For all the comedy -- Kill the Farm Boy hits the emotional moments just right. There's a depiction of grief towards the end (spoiler?) that I found incredibly affecting and effective. There are smaller moments -- less extreme moments -- too that are dealt with just right. Maybe even better than some of the bigger comedic moments. This is the reward of populating this book with fully-realized characters, not just joke vehicles.

 

I have a couple of quibbles, nothing major, but I'm not wholly over the moon with this (but I can probably hit sub-orbital status). There was a bit about a fairly articulate Troll being taken down by a female using (primarily) her wits that could've used a dollop or five of subtly. Clearly they weren't going for subtle, or they'd have gotten a lot closer to it. But it bugged me a bit (while being funny and on point). Secondly, and this is going to be strange after the last 2 posts -- but this seemed to be too long. Now, I can't imagine cutting a single line, much less a scene or chapter from this, but it just felt a little long. I do worry that some of Poltro's backstory is too tragic and upon reflection makes it in poor taste (at best) to laugh about her -- which is a shame, because she was a pretty funny character until you learn about her.

 

This is probably the best comedic/parody/satire fantasy since Peter David's Sir Apropos of Nothing -- and this doesn't have all the problematic passages.
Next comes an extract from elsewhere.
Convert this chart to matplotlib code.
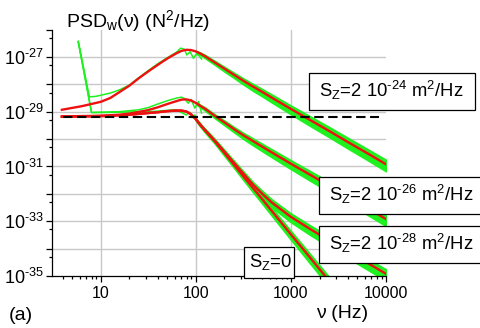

I've appreciated Dawson's work in the past, and you have to spend 30 seconds here to know that I'm a huge Hearne fan, together they've created something unlike what they've done before. Well, except for their characteristic quality -- that's there. I cared about these characters -- and they made me laugh, and giggle, and roll my eyes. This is the whole package, folks, you'll be glad you gave it a chance.

 

Disclaimer: I received this eARC from Random House Publishing Group - Ballantine via NetGalley in exchange for this post -- thanks to both for this.